**Data provided**
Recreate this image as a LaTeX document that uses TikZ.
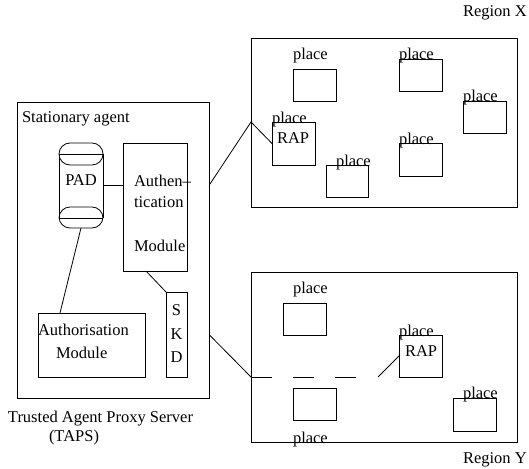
\documentclass[tikz,border=0pt]{standalone}
\usepackage{fontspec}
\setmainfont{Liberation Serif}
\usetikzlibrary{calc}
\begin{document}
\begin{tikzpicture}[x=1pt, y=-1pt, line width=0.8pt,
  box/.style={draw, inner sep=0pt, outer sep=0pt, anchor=north west},
  area/.style={inner sep=0pt, outer sep=0pt, anchor=north west},
  lbl/.style={inner sep=0pt, outer sep=0pt, anchor=base west, font=\fontsize{16.5}{19}\selectfont},
  clbl/.style={lbl, anchor=base},
  gapline/.style={dash pattern=on 21pt off 21pt}]
\useasboundingbox (0,0) rectangle (529,468);

% ---------------- Trusted Agent Proxy Server ----------------
\node[box, minimum width=192pt, minimum height=296pt] (taps) at (17,102) {};
\node[lbl] (tapstitle) at (22,122) {Stationary agent};
\node[lbl] (tapsname) at (8,422) {Trusted Agent Proxy Server};
\node[lbl] (tapsabbr) at (49,441) {(TAPS)};

% PAD drawn as a cylinder
\node[area, minimum width=44pt, minimum height=85pt] (pad) at (59,143) {};
\draw[rounded corners=11pt] (59,143) rectangle (103,165);
\draw[rounded corners=11pt] (59,207) rectangle (103,228);
\draw (59,154) -- (103,154) (59,218) -- (103,218);
\draw (59,154) -- (59,218) (103,154) -- (103,218);
\node[clbl] (padtxt) at (81,185) {PAD};

% Authentication module
\node[box, minimum width=64pt, minimum height=128pt] (auth) at (123,143) {};
\node[lbl] (auth1) at (134,186) {Authen--};
\node[lbl] (auth2) at (134,207) {tication};
\node[lbl] (auth3) at (134,251) {Module};

% SKD
\node[box, minimum width=21pt, minimum height=85pt] (skd) at (166,292) {};
\node[clbl] (skd1) at (176.5,315) {S};
\node[clbl] (skd2) at (176.5,339) {K};
\node[clbl] (skd3) at (176.5,362) {D};

% Authorisation module
\node[box, minimum width=107pt, minimum height=64pt] (authz) at (38,313) {};
\node[lbl] (authz1) at (38,335) {Authorisation};
\node[lbl] (authz2) at (56,358) {Module};

% internal links
\draw (pad.east) -- (pad.east -| auth.west);
\draw (pad.south) -- ($(authz.north west)+(22,0)$);
\draw ($(auth.south)+(-9,0)$) -- (skd.north west);

% ---------------- Region X ----------------
\node[box, minimum width=266pt, minimum height=169pt] (regx) at (251,38) {};
\node[lbl] (regxname) at (463,17) {Region X};

\node[box, minimum width=43pt, minimum height=32pt] (x1) at (293,69) {};
\node[box, minimum width=43pt, minimum height=32pt] (x2) at (399,59) {};
\node[box, minimum width=43pt, minimum height=32pt] (x3) at (463,101) {};
\node[box, minimum width=43pt, minimum height=43pt] (rapx) at (272,122) {};
\node[box, minimum width=42pt, minimum height=32pt] (x5) at (326,165) {};
\node[box, minimum width=43pt, minimum height=33pt] (x6) at (399,143) {};

\node[lbl] (x1l) at (293,60) {place};
\node[lbl] (x2l) at (399,60) {place};
\node[lbl] (x3l) at (463,102) {place};
\node[lbl] (rapxl) at (272,123) {place};
\node[lbl] (rapxt) at (277,143) {RAP};
\node[lbl] (x5l) at (336,166) {place};
\node[lbl] (x6l) at (399,144) {place};

% ---------------- Region Y ----------------
\node[box, minimum width=266pt, minimum height=170pt] (regy) at (251,272) {};
\node[lbl] (regyname) at (463,463) {Region Y};

\node[box, minimum width=43pt, minimum height=32pt] (y1) at (283,303) {};
\node[box, minimum width=43pt, minimum height=42pt] (rapy) at (399,335) {};
\node[box, minimum width=43pt, minimum height=32pt] (y3) at (293,388) {};
\node[box, minimum width=43pt, minimum height=33pt] (y4) at (453,398) {};

\node[lbl] (y1l) at (293,293) {place};
\node[lbl] (rapyl) at (399,336) {place};
\node[lbl] (rapyt) at (405,356) {RAP};
\node[lbl] (y3l) at (293,443.5) {place};
\node[lbl] (y4l) at (463,398) {place};

% ---------------- links to the regions ----------------
\coordinate (xentry) at (regx.west |- rapx.north);
\draw (taps.east |- pad.center) -- (xentry) -- (rapx.west);

\coordinate (yentry) at (regy.west |- rapy.south);
\coordinate (ygapend) at (357,377);
\coordinate (yresume) at (378,377);
\draw (taps.east |- skd.center) -- (yentry);
\draw[gapline] (yentry) -- (ygapend);
\draw (yresume) -- (rapy.west);
\end{tikzpicture}
\end{document}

**Your goal**
Repeat the data exactly, dropping every picture it holds.

**Written response**
Recreate this image as a LaTeX document that uses TikZ.
\documentclass[tikz,border=0pt]{standalone}
\usepackage{fontspec}
\setmainfont{Liberation Serif}
\usetikzlibrary{calc}
\begin{document}
\begin{tikzpicture}[x=1pt, y=-1pt, line width=0.8pt,
  box/.style={draw, inner sep=0pt, outer sep=0pt, anchor=north west},
  area/.style={inner sep=0pt, outer sep=0pt, anchor=north west},
  lbl/.style={inner sep=0pt, outer sep=0pt, anchor=base west, font=\fontsize{16.5}{19}\selectfont},
  clbl/.style={lbl, anchor=base},
  gapline/.style={dash pattern=on 21pt off 21pt}]
\useasboundingbox (0,0) rectangle (529,468);

% ---------------- Trusted Agent Proxy Server ----------------
\node[box, minimum width=192pt, minimum height=296pt] (taps) at (17,102) {};
\node[lbl] (tapstitle) at (22,122) {Stationary agent};
\node[lbl] (tapsname) at (8,422) {Trusted Agent Proxy Server};
\node[lbl] (tapsabbr) at (49,441) {(TAPS)};

% PAD drawn as a cylinder
\node[area, minimum width=44pt, minimum height=85pt] (pad) at (59,143) {};
\draw[rounded corners=11pt] (59,143) rectangle (103,165);
\draw[rounded corners=11pt] (59,207) rectangle (103,228);
\draw (59,154) -- (103,154) (59,218) -- (103,218);
\draw (59,154) -- (59,218) (103,154) -- (103,218);
\node[clbl] (padtxt) at (81,185) {PAD};

% Authentication module
\node[box, minimum width=64pt, minimum height=128pt] (auth) at (123,143) {};
\node[lbl] (auth1) at (134,186) {Authen--};
\node[lbl] (auth2) at (134,207) {tication};
\node[lbl] (auth3) at (134,251) {Module};

% SKD
\node[box, minimum width=21pt, minimum height=85pt] (skd) at (166,292) {};
\node[clbl] (skd1) at (176.5,315) {S};
\node[clbl] (skd2) at (176.5,339) {K};
\node[clbl] (skd3) at (176.5,362) {D};

% Authorisation module
\node[box, minimum width=107pt, minimum height=64pt] (authz) at (38,313) {};
\node[lbl] (authz1) at (38,335) {Authorisation};
\node[lbl] (authz2) at (56,358) {Module};

% internal links
\draw (pad.east) -- (pad.east -| auth.west);
\draw (pad.south) -- ($(authz.north west)+(22,0)$);
\draw ($(auth.south)+(-9,0)$) -- (skd.north west);

% ---------------- Region X ----------------
\node[box, minimum width=266pt, minimum height=169pt] (regx) at (251,38) {};
\node[lbl] (regxname) at (463,17) {Region X};

\node[box, minimum width=43pt, minimum height=32pt] (x1) at (293,69) {};
\node[box, minimum width=43pt, minimum height=32pt] (x2) at (399,59) {};
\node[box, minimum width=43pt, minimum height=32pt] (x3) at (463,101) {};
\node[box, minimum width=43pt, minimum height=43pt] (rapx) at (272,122) {};
\node[box, minimum width=42pt, minimum height=32pt] (x5) at (326,165) {};
\node[box, minimum width=43pt, minimum height=33pt] (x6) at (399,143) {};

\node[lbl] (x1l) at (293,60) {place};
\node[lbl] (x2l) at (399,60) {place};
\node[lbl] (x3l) at (463,102) {place};
\node[lbl] (rapxl) at (272,123) {place};
\node[lbl] (rapxt) at (277,143) {RAP};
\node[lbl] (x5l) at (336,166) {place};
\node[lbl] (x6l) at (399,144) {place};

% ---------------- Region Y ----------------
\node[box, minimum width=266pt, minimum height=170pt] (regy) at (251,272) {};
\node[lbl] (regyname) at (463,463) {Region Y};

\node[box, minimum width=43pt, minimum height=32pt] (y1) at (283,303) {};
\node[box, minimum width=43pt, minimum height=42pt] (rapy) at (399,335) {};
\node[box, minimum width=43pt, minimum height=32pt] (y3) at (293,388) {};
\node[box, minimum width=43pt, minimum height=33pt] (y4) at (453,398) {};

\node[lbl] (y1l) at (293,293) {place};
\node[lbl] (rapyl) at (399,336) {place};
\node[lbl] (rapyt) at (405,356) {RAP};
\node[lbl] (y3l) at (293,443.5) {place};
\node[lbl] (y4l) at (463,398) {place};

% ---------------- links to the regions ----------------
\coordinate (xentry) at (regx.west |- rapx.north);
\draw (taps.east |- pad.center) -- (xentry) -- (rapx.west);

\coordinate (yentry) at (regy.west |- rapy.south);
\coordinate (ygapend) at (357,377);
\coordinate (yresume) at (378,377);
\draw (taps.east |- skd.center) -- (yentry);
\draw[gapline] (yentry) -- (ygapend);
\draw (yresume) -- (rapy.west);
\end{tikzpicture}
\end{document}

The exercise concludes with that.